E foi nessa emulação do modelo norte-americano, que Civita
imaginou-se Murdock e pensou em Serra como Sara Pallin, a mídia como
partido político e, sendo bem sucedidos, Serra, presidente, preservando a
sobrevivência dos grupos de mídia nacionais contra a invasão dos novos
gigantes da mídia 0 Facebook e Google.
É esse o modelo esquemático que norteou a ação da mídia de 2005 para cá e explica a parceria Veja-Serra.
Os anticorpos institucionais
Caso essa parceria tivesse sido bem sucedida, teria mergulhado o país
em uma noite de São Bartolomeu porque, do mesmo lado, os dois maiores
poderes da República: a Presidência da República e mídia, em um pacto
de guerra de extermínio a toda forma de pensamento dissidente, de
desarme do sistema de freios e contrapesos.
Em 2010 escrevi no fragor da batalha, e repito agora: as eleições de
2010 ainda serão tratadas pela historiografia como um marco, que impediu
a invasão persa sobre a recém criada democracia brasileira.
Aos poucos, o organismo institucional vai recobrando a racionalidade,
seja no STF (Supremo Tribunal Federal), na Pocuradoria Geral da
República, seja nos partidos políticos de ambos os lados, com a adesão
cada vez maior de personalidades de princípios democráticos sabendo que a
política – não os coliseus – é o campo para o debate de ideias e de
divergências.
A estabilidade política, não só agora, como ao longo desses 25 anos,
deve-se à Constituição Federal, que permitiu o feito extraordinário de
um país historicamente sujeito a golpes de Estado consolidar os
princípios democráticos, em meio a tormentas e terremotos ocasionais.

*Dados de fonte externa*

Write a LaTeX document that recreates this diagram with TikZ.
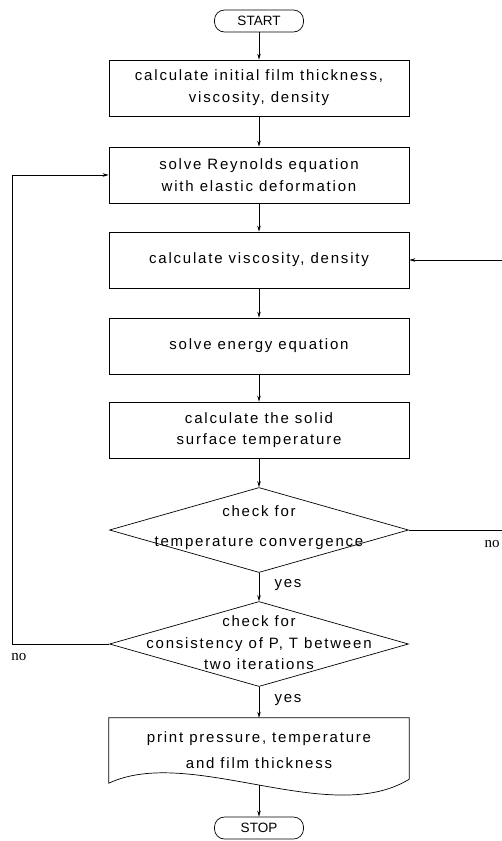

Não fosse a Constituição,no final do ano passado um grupo de
alucinados do STF teria invadido o Congresso e empalmado o poder.
Ao
detalhar de modo claro a independência entre os poderes, a Constituição
reduziu a margem de arbítrio na interpretação do texto constitucional,
permitindo a reafirmação da legalidade.
O país deve gratidão eterna aos homens que, 25 anos, desenharam nossa
Constituição.
Especialmente ao grande comandante Ulisses Guimarães.